MOVDIR64B — Move 64 Bytes as Direct Store

Opcode/Instruction Op/En 64/32 bit Mode Support CPUID Feature Flag Description
66 0F 38 F8 /r MOVDIR64B r16/r32/r64, m512 A V/V MOVDIR64B Move 64-bytes as direct-store with guaranteed 64-byte write atomicity from the source memory operand address to destination memory address specified as offset to ES segment in the register operand.

Instruction Operand Encoding1

Op/En Tuple Operand 1 Operand 2 Operand 3 Operand 4
A N/A ModRM:reg (w) ModRM:r/m (r) N/A N/A

Description

Moves 64-bytes as direct-store with 64-byte write atomicity from source memory address to destination memory address. The source operand is a normal memory operand. The destination operand is a memory location specified in a general-purpose register. The register content is interpreted as an offset into ES segment without any segment override. In 64-bit mode, the register operand width is 64-bits (32-bits with 67H prefix). Outside of 64-bit mode, the register width is 32-bits when CS.D=1 (16-bits with 67H prefix), and 16-bits when CS.D=0 (32-bits with 67H prefix). MOVDIR64B requires the destination address to be 64-byte aligned. No alignment restriction is enforced for source operand.

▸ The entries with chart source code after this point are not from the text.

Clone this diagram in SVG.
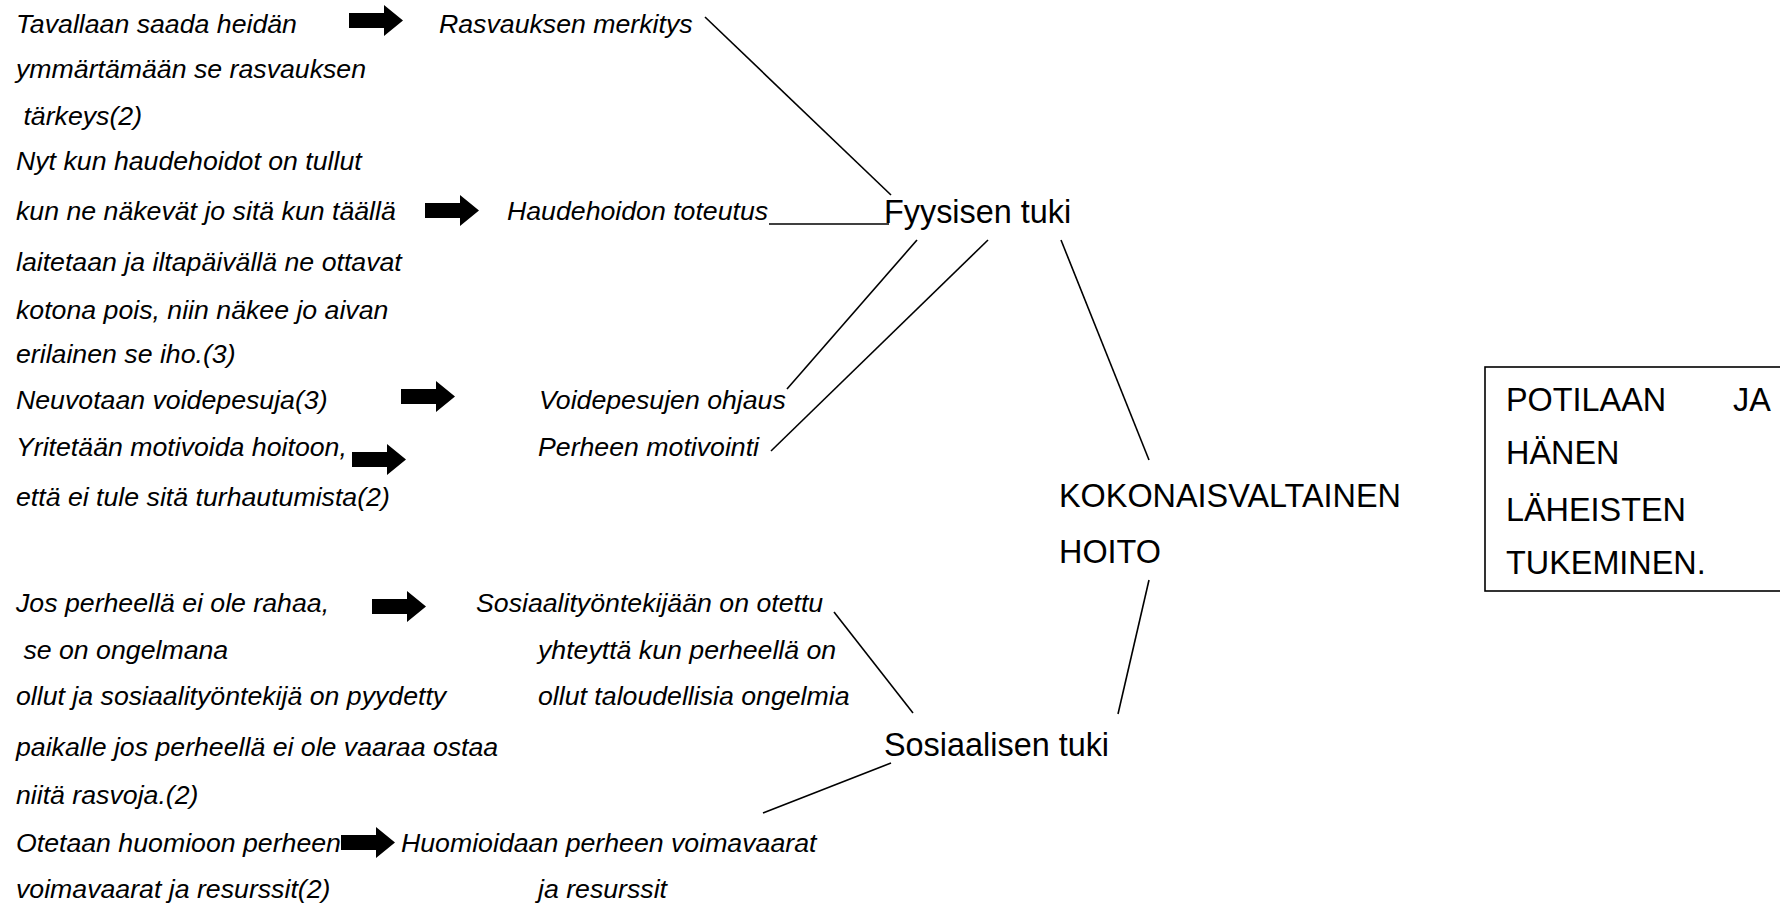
<svg xmlns="http://www.w3.org/2000/svg" width="1780" height="903" viewBox="0 0 1780 903">
<defs>
<style>
.it{font-family:"Liberation Sans",Arial,sans-serif;font-style:italic;font-size:26.7px;fill:#000}
.rg{font-family:"Liberation Sans",Arial,sans-serif;font-size:32.4px;fill:#000}
.ln{stroke:#000;stroke-width:1.6;fill:none}
</style>
<path id="arr" d="M0,8 L35,8 L35,0 L54,15.5 L35,31 L35,23 L0,23 Z" fill="#000"/>
</defs>
<rect width="1780" height="903" fill="#fff"/>
<g id="left-text">
<text class="it" x="16" y="33">Tavallaan saada heidän</text>
<text class="it" x="16" y="78">ymmärtämään se rasvauksen</text>
<text class="it" x="16" y="125" xml:space="preserve"> tärkeys(2)</text>
<text class="it" x="16" y="170">Nyt kun haudehoidot on tullut</text>
<text class="it" x="16" y="220">kun ne näkevät jo sitä kun täällä</text>
<text class="it" x="16" y="271">laitetaan ja iltapäivällä ne ottavat</text>
<text class="it" x="16" y="319">kotona pois, niin näkee jo aivan</text>
<text class="it" x="16" y="363">erilainen se iho.(3)</text>
<text class="it" x="16" y="409">Neuvotaan voidepesuja(3)</text>
<text class="it" x="16" y="456">Yritetään motivoida hoitoon,</text>
<text class="it" x="16" y="506">että ei tule sitä turhautumista(2)</text>
<text class="it" x="16" y="612">Jos perheellä ei ole rahaa,</text>
<text class="it" x="16" y="659" xml:space="preserve"> se on ongelmana</text>
<text class="it" x="16" y="705">ollut ja sosiaalityöntekijä on pyydetty</text>
<text class="it" x="16" y="756">paikalle jos perheellä ei ole vaaraa ostaa</text>
<text class="it" x="16" y="804">niitä rasvoja.(2)</text>
<text class="it" x="16" y="852">Otetaan huomioon perheen</text>
<text class="it" x="16" y="898">voimavaarat ja resurssit(2)</text>
</g>
<g id="arrows">
<use href="#arr" x="349" y="5"/>
<use href="#arr" x="425" y="195"/>
<use href="#arr" x="401" y="381"/>
<use href="#arr" x="352" y="444"/>
<use href="#arr" x="372" y="591"/>
<use href="#arr" x="341" y="827"/>
</g>
<g id="n-rasvaus"><text class="it" x="439" y="33">Rasvauksen merkitys</text></g>
<g id="n-haude"><text class="it" x="507" y="220">Haudehoidon toteutus</text></g>
<g id="n-voide"><text class="it" x="539" y="409">Voidepesujen ohjaus</text></g>
<g id="n-motiv"><text class="it" x="538" y="456">Perheen motivointi</text></g>
<g id="n-sosiaalityo">
<text class="it" x="476" y="612">Sosiaalityöntekijään on otettu</text>
<text class="it" x="538" y="659">yhteyttä kun perheellä on</text>
<text class="it" x="538" y="705">ollut taloudellisia ongelmia</text>
</g>
<g id="n-voimavarat">
<text class="it" x="401" y="852">Huomioidaan perheen voimavaarat</text>
<text class="it" x="538" y="898">ja resurssit</text>
</g>
<g id="n-fyysinen"><text class="rg" x="884" y="223">Fyysisen tuki</text></g>
<g id="n-kokonais">
<text class="rg" x="1059" y="507">KOKONAISVALTAINEN</text>
<text class="rg" x="1059" y="563">HOITO</text>
</g>
<g id="n-sosiaalinen"><text class="rg" x="884" y="756">Sosiaalisen tuki</text></g>
<g id="n-box">
<rect x="1485" y="367" width="320" height="224" fill="none" stroke="#000" stroke-width="1.6"/>
<text class="rg" x="1506" y="411">POTILAAN</text>
<text class="rg" x="1733" y="411">JA</text>
<text class="rg" x="1506" y="464">HÄNEN</text>
<text class="rg" x="1506" y="521">LÄHEISTEN</text>
<text class="rg" x="1506" y="574">TUKEMINEN.</text>
</g>
<g id="connectors">
<line class="ln" x1="705" y1="17" x2="891" y2="195"/>
<line class="ln" x1="769" y1="224" x2="889" y2="224"/>
<line class="ln" x1="917" y1="240" x2="787" y2="389"/>
<line class="ln" x1="988" y1="240" x2="771" y2="451"/>
<line class="ln" x1="1061" y1="240" x2="1149" y2="460"/>
<line class="ln" x1="1149" y1="580" x2="1118" y2="714"/>
<line class="ln" x1="834" y1="612" x2="913" y2="713"/>
<line class="ln" x1="891" y1="763" x2="763" y2="813"/>
</g>
</svg>
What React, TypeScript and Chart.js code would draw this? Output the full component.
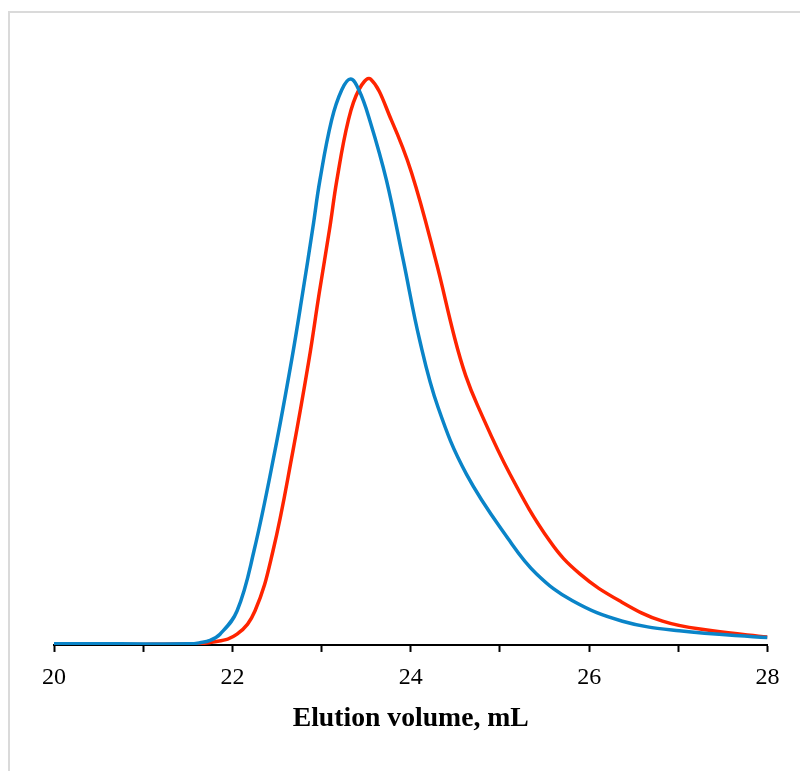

MOVDIR64B first reads 64-bytes from the source memory address. It then performs a 64-byte direct-store operation to the destination address. The load operation follows normal read ordering based on source address memory-type. The direct-store is implemented by using the write combining (WC) memory type protocol for writing data. Using this protocol, the processor does not write the data into the cache hierarchy, nor does it fetch the corresponding cache line from memory into the cache hierarchy. If the destination address is cached, the line is written-back (if modified) and invalidated from the cache, before the direct-store.

Unlike stores with non-temporal hint which allow UC/WP memory-type for destination to override the non-temporal hint, direct-stores always follow WC memory type protocol irrespective of destination address memory type (including UC/WP types). Unlike WC stores and stores with non-temporal hint, direct-stores are eligible for immediate eviction from the write-combining buffer, and thus not combined with younger stores (including direct-stores) to the same address. Older WC and non-temporal stores held in the write-combing buffer may be combined with younger direct stores to the same address. Direct stores are weakly ordered relative to other stores. Software that desires stronger ordering should use a fencing instruction (MFENCE or SFENCE) before or after a direct store to enforce the ordering desired.

There is no atomicity guarantee provided for the 64-byte load operation from source address, and processor implementations may use multiple load operations to read the 64-bytes. The 64-byte direct-store issued by MOVDIR64B guarantees 64-byte write-completion atomicity. This means that the data arrives at the destination in a single undivided 64-byte write transaction.

Availability of the MOVDIR64B instruction is indicated by the presence of the CPUID feature flag MOVDIR64B (bit 28 of the ECX register in leaf 07H, see “CPUID—CPU Identification” in the Intel® 64 and IA-32 Architectures Software Developer’s Manual, Volume 2A).

1. The Mod field of the ModR/M byte cannot have value 11B.

Operation

DEST := SRC;

Intel C/C++ Compiler Intrinsic Equivalent

MOVDIR64B void _movdir64b(void *dst, const void* src)

Protected Mode Exceptions

#GP(0) For an illegal memory operand effective address in the CS, DS, ES, FS or GS segments.
If address in destination (register) operand is not aligned to a 64-byte boundary.
#SS(0) For an illegal address in the SS segment.
#PF (fault-code) For a page fault.
#UD If CPUID.07H.0H:ECX.MOVDIR64B[bit 28] = 0.
If LOCK prefix is used.

Real-Address Mode Exceptions

#GP If any part of the operand lies outside the effective address space from 0 to FFFFH.
If address in destination (register) operand is not aligned to a 64-byte boundary.
#UD If CPUID.07H.0H:ECX.MOVDIR64B[bit 28] = 0.
If LOCK prefix is used.

Virtual-8086 Mode Exceptions

Same exceptions as in real address mode.

#PF (fault-code) For a page fault.

Compatibility Mode Exceptions

Same exceptions as in protected mode.

64-Bit Mode Exceptions

#SS(0) If memory address referencing the SS segment is in non-canonical form.
#GP(0) If the memory address is in non-canonical form.
If address in destination (register) operand is not aligned to a 64-byte boundary.
#PF (fault-code) For a page fault.
#UD If CPUID.07H.0H:ECX.MOVDIR64B[bit 28] = 0.
If LOCK prefix is used.